304 pp. $27.00 Hardcover.

Reviewed by
Elvin Holt


Heaven, My Home, the sequel to Attica Locke's 2018 bestseller, Bluebird, Bluebird, is a new mystery novel featuring Darren Mathews, the Texas Ranger who appears in both books as a type of Hercule Poirot or Ezekiel "Easy" Rawlins—recurring characters in Agatha Christie and Walter Mosley's novels, respectively. Set in 2016 at the dawn of the Trump era, Heaven, My Home highlights Locke's well-constructed plot, fully realized characters, and powerful sense of place.

   Born in Houston, Texas, Attica Locke has published five novels and received an Edgar Award for Bluebird, Bluebird (2017), the Harper Lee Prize for legal fiction for Pleasantville (2015), and the Ernest Gaines Award for Literary Excellence for The Cutting Season (2012 ). Locke is also a screenwriter, writer and producer on Netflix's When They See Us, a recent television miniseries that focuses on the tragedy of the Central Park Five. Locke's extensive training and experience in filmmaking inform her fiction writing, enabling her to create strikingly vivid visual images of the East Texas landscape.

   Heaven, My Home's title and epigraph enhance the novel's cultural and historical contexts. One of the central conflicts in the story involves Hopetown, a small, historically black community settled by former slaves that offered a safe space, a home to remnants of a band of East Texas Caddos. Locke's title recalls slave narratives in which writers often invoked biblical references to heaven as an escape from the hardships of slavery. In a classic African American spiritual, oppressed blacks sang: "Soon I will be done with the troubles of the world; I'm going home to live with God." Additionally, the Soul Stirrers, a black gospel quartet organized in 1926, sang about their aspirations toward a heavenly home in a popular rendition of a hymn entitled "Heaven is My Home." Moreover, the epigraph, "Like a tree planted by the water,/I shall not be moved," comes from a Negro spiritual that speaks to the African American's steadfast determination in the face of seemingly insurmountable obstacles.
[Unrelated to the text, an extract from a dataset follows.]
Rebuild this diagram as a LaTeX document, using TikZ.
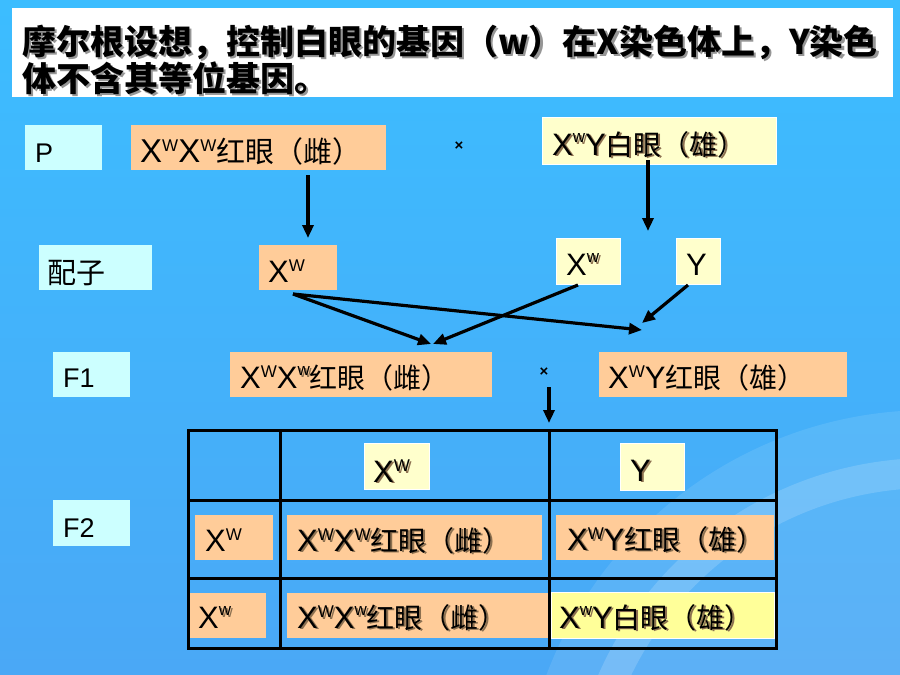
\documentclass[tikz,border=0pt]{standalone}
\usepackage{fontspec}
\setmainfont{Liberation Sans}
\newfontfamily\cjk{Noto Sans CJK SC}
\usetikzlibrary{arrows.meta,calc}
\definecolor{peach}{HTML}{FFCC99}
\definecolor{lcyan}{HTML}{CCFFFF}
\definecolor{lyel}{HTML}{FFFFCC}
\definecolor{byel}{HTML}{FFFF99}
\definecolor{bgtop}{RGB}{60,189,255}
\definecolor{bgbot}{RGB}{74,168,246}
\definecolor{shdc}{RGB}{140,112,80}
\definecolor{tshdc}{RGB}{150,150,150}
\newcommand\supU[1]{\raisebox{0.33em}{\fontsize{17}{17}\selectfont #1}}
\newcommand\supL[1]{\raisebox{0.40em}{\fontsize{17}{17}\selectfont #1}}
\newcommand\shd[1]{\makebox[0pt][l]{\hspace{1.8pt}\raisebox{-1.8pt}{\color{shdc}#1}}#1}
\newcommand\tshd[1]{\makebox[0pt][l]{\hspace{2.5pt}\raisebox{-2.5pt}{\color{tshdc}#1}}#1}
\newcommand\cj[1]{{\cjk\fontsize{28}{30}\selectfont #1}}
\tikzset{
  bx/.style={anchor=north west, inner sep=0pt},
  lbl/.style={anchor=base west, inner sep=0pt, font=\fontsize{31}{34}\selectfont},
  side/.style={anchor=base west, inner sep=0pt, font=\fontsize{27}{30}\selectfont},
  ttl/.style={anchor=base west, inner sep=0pt, font=\cjk\bfseries\fontsize{34}{37}\selectfont},
  arr/.style={line width=3.2pt, -{Triangle[length=13pt,width=11pt]}},
  tbl/.style={line width=3pt},
  cross/.style={inner sep=0pt, font=\bfseries\fontsize{15}{15}\selectfont}
}
\begin{document}
\begin{tikzpicture}[x=1pt,y=-1pt]
\useasboundingbox (0,0) rectangle (900,675);
\fill[top color=bgtop,bottom color=bgbot] (0,0) rectangle (900,675);
\begin{scope}
\clip (0,0) rectangle (900,675);
\fill[white,opacity=0.10] (930,820) circle [radius=410];
\fill[white,opacity=0.16,even odd rule] (930,820) circle [radius=362] (930,820) circle [radius=332];
\end{scope}
% title
\node[bx,fill=white,minimum width=881,minimum height=89] (titlebox) at (12,8) {};
\node[ttl] (t1) at (22,54) {\tshd{摩尔根设想，控制白眼的基因（w）在X染色体上，Y染色}};
\node[ttl] (t2) at (22,91) {\tshd{体不含其等位基因。}};
% P row
\node[bx,fill=lcyan,minimum width=77,minimum height=45] (pb) at (25,125) {};
\node[side] (pt) at (35,162) {P};
\node[bx,fill=peach,minimum width=255,minimum height=45] (pf) at (131,125) {};
\node[anchor=base west,inner sep=0pt,font=\fontsize{33}{36}\selectfont] (pft) at (140,162) {X\supU{W}X\supU{W}{\cjk\fontsize{29}{30}\selectfont 红眼（雌）}};
\node[cross] (x1) at (459,146) {×};
\node[bx,fill=lyel,draw=white,line width=0.8pt,minimum width=234,minimum height=47] (pm) at (542,117) {};
\node[lbl] (pmt) at (552,155) {\shd{X\supL{w}Y\cj{白眼（雄）}}};
% gametes
\node[bx,fill=lcyan,minimum width=113,minimum height=45] (gb) at (39,245) {};
\node[anchor=base west,inner sep=0pt,font=\cjk\fontsize{29}{30}\selectfont] (gt) at (47,283) {配子};
\node[bx,fill=peach,minimum width=78,minimum height=45] (gW) at (259,245) {};
\node[lbl] (gWt) at (268,282) {X\supU{W}};
\node[bx,fill=lyel,draw=white,line width=0.8pt,minimum width=64,minimum height=46] (gw) at (556,238) {};
\node[lbl] (gwt) at (566,275) {X\shd{\supL{w}}};
\node[bx,fill=lyel,draw=white,line width=0.8pt,minimum width=44,minimum height=46] (gY) at (676,238) {};
\node[lbl] (gYt) at (686,275) {Y};
% F1
\node[bx,fill=lcyan,minimum width=77,minimum height=45] (f1b) at (53,352) {};
\node[side] (f1t) at (63,387) {F1};
\node[bx,fill=peach,minimum width=262,minimum height=45] (f1f) at (230,352) {};
\node[lbl] (f1ft) at (240,388) {X\supU{W}X\shd{\supL{w}}\cj{红眼（雌）}};
\node[cross] (x2) at (544,372) {×};
\node[bx,fill=peach,minimum width=248,minimum height=45] (f1m) at (599,352) {};
\node[lbl] (f1mt) at (608,388) {X\supU{W}Y\cj{红眼（雄）}};
% F2 label
\node[bx,fill=lcyan,minimum width=77,minimum height=46] (f2b) at (53,500) {};
\node[side] (f2t) at (63,537) {F2};
% table header
\node[bx,fill=lyel,draw=white,line width=0.8pt,minimum width=65,minimum height=46] (hW) at (364,443) {};
\node[lbl] (hWt) at (373,482) {\shd{X\supU{W}}};
\node[bx,fill=lyel,draw=white,line width=0.8pt,minimum width=64,minimum height=47] (hY) at (620,443) {};
\node[lbl] (hYt) at (630,481) {\shd{Y}};
% row 1
\node[bx,fill=peach,minimum width=78,minimum height=45] (r1l) at (195,515) {};
\node[lbl] (r1lt) at (205,551) {X\supU{W}};
\node[bx,fill=peach,minimum width=255,minimum height=45] (r1m) at (287,515) {};
\node[lbl] (r1mt) at (297,551) {\shd{X\supU{W}X\supU{W}\cj{红眼（雌）}}};
\node[bx,fill=peach,minimum width=218,minimum height=45] (r1r) at (556,515) {};
\node[lbl] (r1rt) at (567,550) {\shd{X\supU{W}Y\cj{红眼（雄）}}};
% row 2
\node[bx,fill=peach,minimum width=77,minimum height=45] (r2l) at (189,593) {};
\node[lbl] (r2lt) at (198,628) {X\shd{\supL{w}}};
\node[bx,fill=peach,minimum width=261,minimum height=45] (r2m) at (287,593) {};
\node[lbl] (r2mt) at (297,628) {\shd{X\supU{W}X\supL{w}\cj{红眼（雌）}}};
\node[bx,fill=byel,draw=white,line width=1.2pt,minimum width=223,minimum height=46] (r2r) at (551,592) {};
\node[lbl] (r2rt) at (559,628) {\shd{X\supL{w}Y\cj{白眼（雄）}}};
% table grid
\draw[tbl] (188,430) rectangle (776,648);
\draw[tbl] (280,430) -- (280,648);
\draw[tbl] (549,430) -- (549,648);
\draw[tbl] (188,500) -- (776,500);
\draw[tbl] (188,578) -- (776,578);
% arrows
\coordinate (a1s) at (308,175); \coordinate (a1e) at (308,238);
\coordinate (a2s) at (648,160); \coordinate (a2e) at (648,231);
\coordinate (gWo) at (293,294);
\coordinate (f1fin) at (431,344); \coordinate (f1min) at (642,330);
\coordinate (gwo) at (578,285); \coordinate (f1fin2) at (433,344);
\coordinate (gYo) at (688,285); \coordinate (f1min2) at (642,323);
\coordinate (a7s) at (549,387); \coordinate (a7e) at (549,423);
\draw[arr] (a1s) -- (a1e);
\draw[arr] (a2s) -- (a2e);
\draw[arr] (gWo) -- (f1fin);
\draw[arr] (gWo) -- (f1min);
\draw[arr] (gwo) -- (f1fin2);
\draw[arr] (gYo) -- (f1min2);
\draw[arr] (a7s) -- (a7e);
\end{tikzpicture}
\end{document}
Leroy Page, a ninety-three-year-old descendant of the slaves who first settled in Hopetown, is engaged in an armed, existential struggle to protect his heritage against the encroachment of the Aryan Brotherhood of Texas, a white supremacist group that has set up a mobile homes park on the fringes of Hopetown. Leroy leads night patrols to prevent whites from coming onto his ancestral land. Hopetown is home to a community of blacks and Caddo tribe members, but the escalating hostility between whites and blacks exposes the precarious nature of home and security for Leroy and his Hopetown friends, as they resist displacement.
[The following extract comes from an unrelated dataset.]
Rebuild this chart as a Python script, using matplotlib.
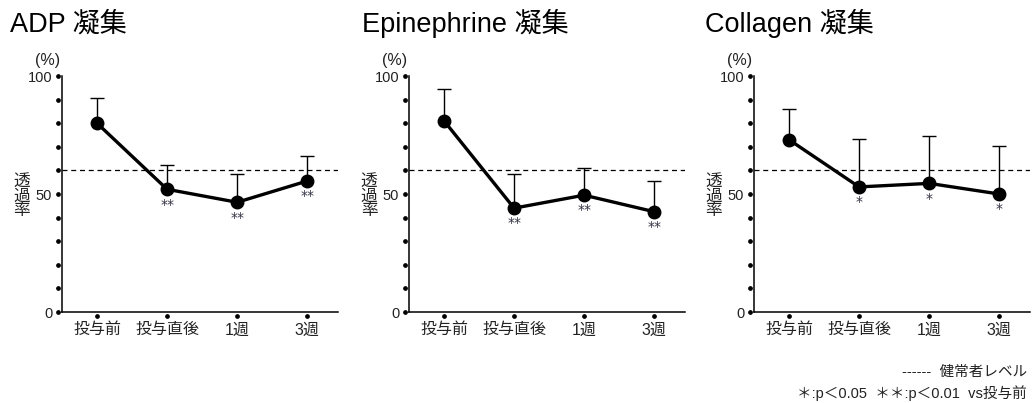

   History also complicates the mission of Texas Ranger Darren Mathews, an African American, investigating the murder of a member of the Aryan Brotherhood of Texas and the disappearance of the nine-year-old son of a white supremacist. The Texas Rangers, an elite law enforcement agency, has a long history of racism and violence against minorities. Indeed, the first African American Texas Ranger, Lee Roy Young, was not hired until 1986, more than 165 years after the agency was created. Consequently, when Ranger Mathews conducts his investigations, his race becomes an obstacle. Not surprisingly, some whites resent his authority as a law enforcement officer; they refuse to cooperate with his investigations, and they call him the N-word to his face. Even in 2016, the old racial attitudes that defined interactions between blacks and whites in East Texas continued to engender a mutual distrust.
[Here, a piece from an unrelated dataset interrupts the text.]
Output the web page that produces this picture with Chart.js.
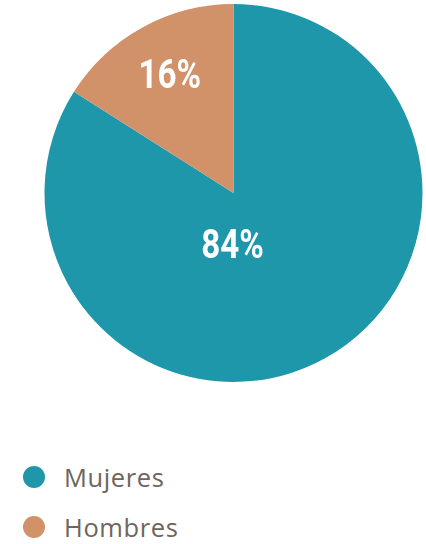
<!DOCTYPE html>
<html lang="es">
  <head>
    <meta charset="utf-8" />
    <title>Mujeres / Hombres</title>
    <style>
      * {
        margin: 0;
        padding: 0;
      }
      body {
        width: 426px;
        height: 544px;
        background: #fff;
        overflow: hidden;
      }
      .chartBox {
        position: relative;
        width: 426px;
        height: 386px;
      }
      .legend {
        list-style: none;
        position: absolute;
        left: 23px;
        top: 466px;
        font-family: "Open Sans", sans-serif;
        font-size: 25.5px;
        letter-spacing: 0.6px;
        color: #6e655d;
      }
      .legend li {
        display: flex;
        align-items: center;
        height: 22px;
        margin-bottom: 28px;
      }
      .legend span {
        display: inline-block;
        width: 22px;
        height: 22px;
        border-radius: 50%;
        margin-right: 19px;
      }
    </style>
  </head>
  <body>
    <div class="chartBox">
      <canvas id="myChart"></canvas>
    </div>
    <ul class="legend" id="legend"></ul>

    <script src="https://cdn.jsdelivr.net/npm/chart.js"></script>
    <script>
      const labels = ["Mujeres", "Hombres"];
      const values = [84, 16];
      const colors = ["#1e97ab", "#d19169"];

      // percentage labels drawn on the slices
      const sliceLabels = {
        id: "sliceLabels",
        afterDatasetsDraw(chart) {
          const { ctx } = chart;
          const meta = chart.getDatasetMeta(0);
          meta.data.forEach((arc, i) => {
            const r = arc.outerRadius;
            let x, y;
            if (i === 0) {
              // big slice: label just below the centre
              x = arc.x - 1;
              y = arc.y + r * 0.285;
            } else {
              const mid = (arc.startAngle + arc.endAngle) / 2;
              x = arc.x + Math.cos(mid) * r * 0.7;
              y = arc.y + Math.sin(mid) * r * 0.7;
            }
            ctx.save();
            ctx.translate(x, y);
            // squeeze it to look like a condensed face
            ctx.scale(0.83, 1);
            ctx.font = "bold 40px Roboto";
            ctx.fillStyle = "#fff";
            ctx.textAlign = "center";
            ctx.textBaseline = "middle";
            ctx.fillText(values[i] + "%", 0, 1);
            ctx.restore();
          });
        },
      };

      const config = {
        type: "pie",
        data: {
          labels,
          datasets: [
            {
              data: values,
              backgroundColor: colors,
              borderWidth: 0,
            },
          ],
        },
        options: {
          responsive: true,
          maintainAspectRatio: false,
          animation: false,
          layout: {
            padding: { left: 41, right: 0, top: 4, bottom: 4 },
          },
          plugins: {
            legend: { display: false },
            tooltip: { enabled: false },
          },
        },
        plugins: [sliceLabels],
      };

      const myChart = new Chart(document.getElementById("myChart"), config);

      // html legend
      const legend = document.getElementById("legend");
      labels.forEach((label, i) => {
        const li = document.createElement("li");
        const dot = document.createElement("span");
        dot.style.background = colors[i];
        li.appendChild(dot);
        li.appendChild(document.createTextNode(label));
        legend.appendChild(li);
      });
    </script>
  </body>
</html>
   Mystery, crime, or detective fiction, as it is variously categorized, is often subsumed in a larger sub-category known as popular or pulp fiction. Consequently, writers of detective fiction are unfairly dismissed as entertainers . However, Attica Locke writes in the tradition of mystery/detective writers such as Agatha Christie, Dashiell Hammett, Raymond Chandler, Sir Arthur Conan Doyle, Chester Himes, and Walter Mosley, to name a few. Indeed, the literary lineage of mystery/detective fiction can be traced back to the nineteenth century and Edgar Allan Poe's Murder in the Rue Morgue. The prestigious Edgar Award given to an outstanding mystery/detective writer is named in honor of one of America's most highly regarded authors, Edgar Allan Poe. It is interesting to note that Agatha Christie, iconic writer of detective fiction who enjoyed popular and critical acclaim, was also a recipient of an Edgar Award.

   Thematically, Heaven, My Home, calls attention to several important, relevant issues. The prominent role of white supremacists in the narrative affirms the reality of racism in America, while discrediting the myth of a post-racial America. Locke suggests that Dr. King's dream of racial equality and respect for everyone remains an unachieved goal in East Texas and elsewhere in America. Because good writers like Locke are always deliberate, I believe the fact that one family's last name is King invites readers to remember Dr. King's legacy as blacks and whites teeter on the brink of racial violence. Locke also explores the nature of innocence and forgiveness. Ranger Mathews tries to establish the innocence or guilt of someone like Leroy Page, even in the face of seemingly incriminating information, regardless of the suspect's race. His mother's abandoning Mathews in childhood and blackmailing him as he tries to solve the murder test his ability to forgive. Simultaneously, he tries to rehabilitate his broken marriage. Locke does an excellent job of managing the various threads of the plot.

   Attica Locke not only delivers a compelling, multilayered mystery, she also displays a dazzling mastery of the writer's craft, thereby elevating Heaven, My Home into the realm of art. One of the hallmarks of an accomplished fiction writer is the ability to create fresh, vibrant similes and metaphors, imagine figurative language that complements and enhances the narrative. For example, one character "stood out like an Easter Bunny at a Santa Claus convention...." In another example, discarded campaign yard signs are "leaning against a wall, their wooden stakes pointed in the air like church steeples." Heaven, My Home is replete with sharp visual images such as "a mangy dog nosing through a Hostess cherry-pie wrapper in the grass." But Locke's command of her craft is best illustrated in her outstanding depiction of Caddo Lake, the symbol of sinister, southern gothic forces that make the lake a site of fear and dread. Caddo Lake is much more than a large body of water. Like the river in T.S. Eliot's The Dry Salvages, Caddo Lake is "a strong brown god-sullen, untamed and intractable...."

   Heaven, My Home, a skillfully written mystery/detective novel, delves into serious cultural, and political issues. Fortunately for Locke's fans, the ending of this, the second installment in her Highway 59 series, opens the door for a third volume featuring Texas Ranger Darren Mathews.


Elvin Holt is a Professor of English at Texas State University, and he specializes in African American Literature and cultural studies. He has taught at Texas State University since 1983.